El problema deriva en que según Melinda Wenner, un estudio realizado por Stuart Brown a 26 acusados de asesinato en Texas, descubrió que la mayoría tenían dos características en común. Por un lado, pertenecían a familias maltratadoras, y por otro, el juego nunca formó parte de su infancia. Este primer estudio piloto ha tenido continuación, y en la actualidad después de entrevistar a más de 6000 personas acerca de su infancia. Los datos sugieren que la falta de oportunidades para jugar de forma desestructurada e imaginativa puede impedir que los niños crezcan felices e integrados.

En esta línea, en un interesante artículo, Miretta Prezza and Maria Giuseppina Pacilli en 2007, comentan como ciertos estudios habían llegado a resultados similares comparando niños del norte de europa, que juegan con menos supervisión y más interacción, con niños de europa central. Además, estos autores sostienen como los contextos urbanos no permiten que los padres se despreocupen para dejar que sus hijos jueguen de una manera más libre. La ansiedad parental sobre el tráfico y los problemas sociales conducen a un efecto negativo para la movilidad autónoma del niño.

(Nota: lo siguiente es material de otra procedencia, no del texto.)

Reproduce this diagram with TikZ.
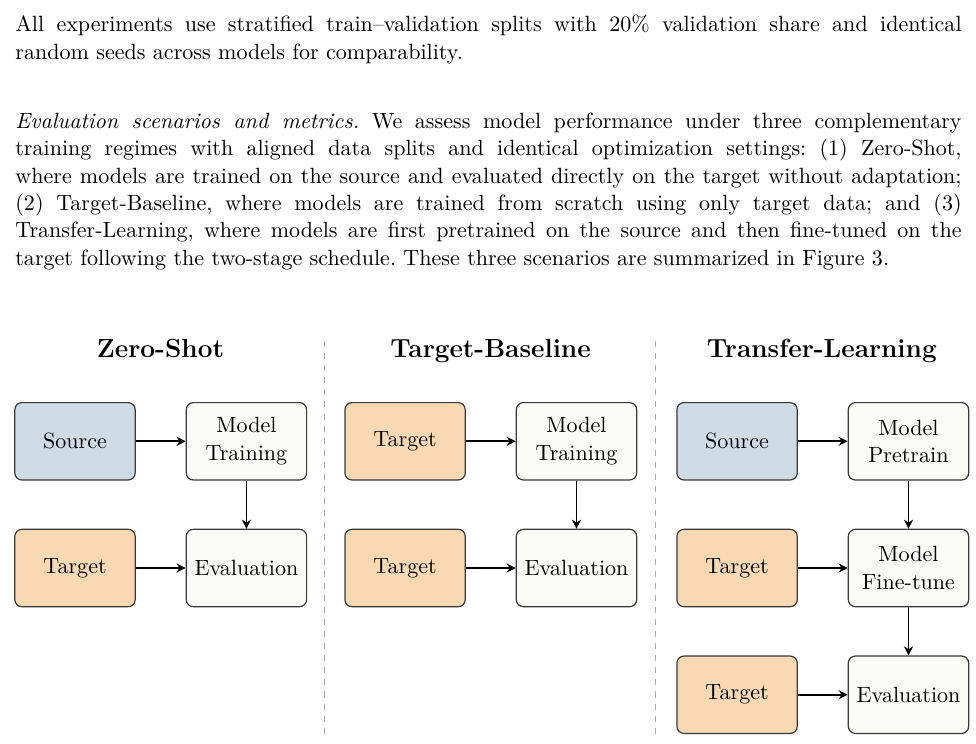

Muy interesantemente, elaboran un modelo teórico en el que el miedo al crimen (el grado en que una persona está dispuesta a defender un territorio) y la soledad vertebran el sentido de pertenencia de un individuo.

No olvidemos que los sentimientos de soledad derivados de la falta de un sentido de pertenencia, así como la falta de habilidades sociales para entablar relaciones sinceras con otros, son características que se hallan en muchos de los asesinos que un día deciden realizar una masacre disparando a diestro y siniestro. ¿Es casualidad que muchos de estos hechos se hayan producido en institutos o campus universitarios en los que las relaciones sociales son fundamentales para el desarrollo en esta etapa evolutiva? En ciencia, sabemos que la casualidad es otro patrón regular de secuencias.

En definitiva, no lo dudemos, desarrollemos en los niños un sentido de comunidad y de relaciones con los vecinos, ya que según Prezza y Pacilli parecen variables a tener muy en cuenta para medir el grado de pertenencia que posibilita al sujeto sentirse integrado, siendo factores protectores contra la desesperante soledad que es capaz de guiar comportamientos extremos, tanto de ira, como de una paradójico sentimiento grupal, al morir junto con aquellos a los que el asesino ha querido pertenecer.

Saquemos a los niños a la calle, procuremos que nuestras ciudades estén equipadas con zonas de juego amplias para que todos los que puedan jueguen e interactúen. Con estas simples medidas, posiblemente, estemos evitando criar niños con un potencial asesino descargado por la soledad. O simplemente, niños más felices.